Renault Drive The Change
13 February 2014 07:30
Renault achieves its free cash flow objective and is ready to accelerate its growth plan
- Renault exceeded its 2011-2013 objective and delivered € 2.5 billion in cumulative free cash flow.
- The group has set new ambitious yet realistic targets to be reached by the end of the plan “Drive the Change” to be measured in 2017:
- To generate 50 billion  euros in consolidated turnover
- To reach an operating margin greater than 5% of turnover with a positive free cash flow each year
“ Our strategy laid out in the first part of our plan Drive the Change has delivered results. Thanks to these achievements, the Renault group is well prepared to deploy a second ambitious, yet realistic phase of the plan”, said Carlos Ghosn , Chairman and CEO of Renault .
2011 – 2013 Achievements
- Success of new Renault and Dacia models
- The renewal of the Renault model line-up is off to a strong start: New Clio is number 1 in France and number 3 in Europe. Captur is the leading-selling cross-over in France and segment leader in Europe. Pioneering in zero-emission mobility, Renault delivered its commitment to launch a comprehensive range of electric vehicles.
- A better balanced geographic footprint
- The Renault group increased its market share outside Europe. The mix of non-European sales increased from 38% in 2010 to 50% in 2013. Brazil and Russia became respectively the second and third largest markets for the company. Led by Duster, the company’s most-sold vehicle in 2013, the unique M0 range has been the driving force behind the strong growth in emerging markets.
2014 – 2016 action plans
- A sustained renewal and expansion of the product line-up
- The Renault group is going to accelerate the renewal and expansion of its product line-up starting in the fall of 2014 with the launch of an all-new Twingo and Trafic van. These will be followed by the successors of Espace, Megane, Scenic and a new D sedan which will all share the new alliance 3 million CMF C-D platform.
- Simultaneously, the group is going to extend its market coverage with a complete line-up of cross-over vehicles, an A-entry vehicle designed for India and South America as well as new pick-up trucks for emerging markets.
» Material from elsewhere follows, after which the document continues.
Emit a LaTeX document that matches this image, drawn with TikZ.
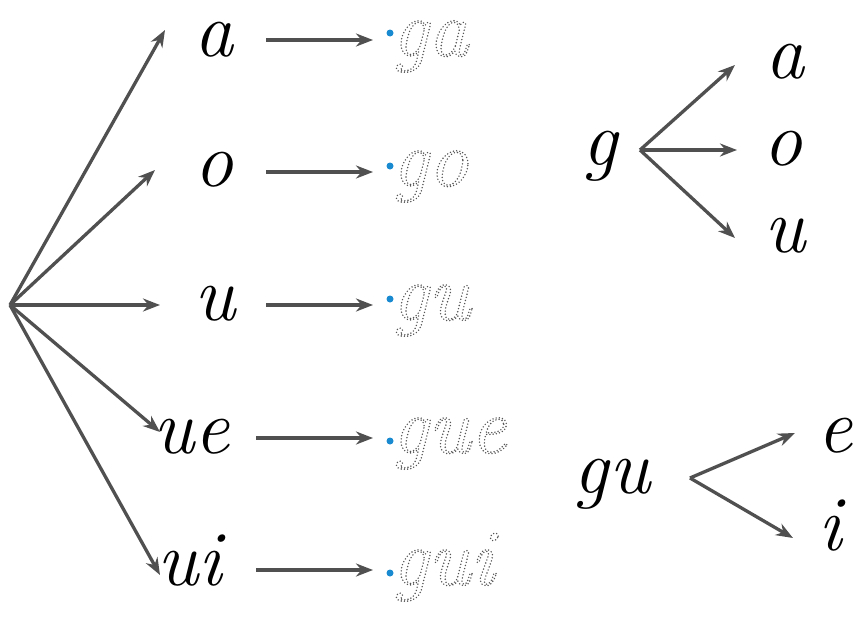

- International expansion and renewed growth in Europe
- Following a successful first phase, the group is aiming at capturing more than 8% market share in Brazil and Russia and 5% in India.
- China will become a top priority in the coming years with the construction of a new plant in Wuhan with an initial capacity of 150,000 units, designed to produce C and D segment cross-overs.
- In Europe, Renault is aiming at recapturing second place among the mass-market brands with a renewed line-up of connected, user-friendly and environmentally responsible vehicles. At the same time, the Dacia brand will sustain its undisputed leadership in its category.
- Improved competitiveness
- The Renault group will enjoy the benefits of scale and improved competitiveness as a result of sharing alliance platforms and modules (CMF) on which more than 80% of future vehicles will be based. Standardized modules will account for two thirds of the value of future vehicles, up from one third today.
- The localization of parts and components will increase in order to make better use of the company’s global manufacturing footprint and contain costs.
- During the period, the company will also benefit from the effects of the competitiveness plans signed in France and Spain as well as manufacturing vehicles for partners.
- By completion of the plan, the group will reach a capacity utilization rate of 100% in Europe (based on 2 shifts/day standard definition).
- Alliance synergies
- Increase synergies from the Alliance will contribute to improving Renault’s profitability. The convergence projects recently announced in purchasing, engineering, manufacturing and supply chain, and human resources will generate a minimum of € 4.3 billion by the end of 2016.
- Cost containment
- The strategy of sharing costs across the Alliance and with partners will allow Renault to sustain a high level of upstream development, while maintaining a ratio of R&D and CAPEX below 9% of group turnover.
Action plans to deliver two critical objectives
By the end of the plan, the Renault group aims to deliver two critical objectives  :
- Deliver € 50 billion  in consolidated group turnover at the current scope of consolidation. Group turnover includes sales of vehicles and parts, associated services and business with partners.
- Deliver a sustained level of profitability by achieving an operating profit margin of at least 5% of group turnover, while achieving a positive free cash flow each year.
 Based on bank consensus FX rates at the beginning of 2014.
 Measured in 2017, first year with Plan full effect. Without AVTOVAZ consolidation.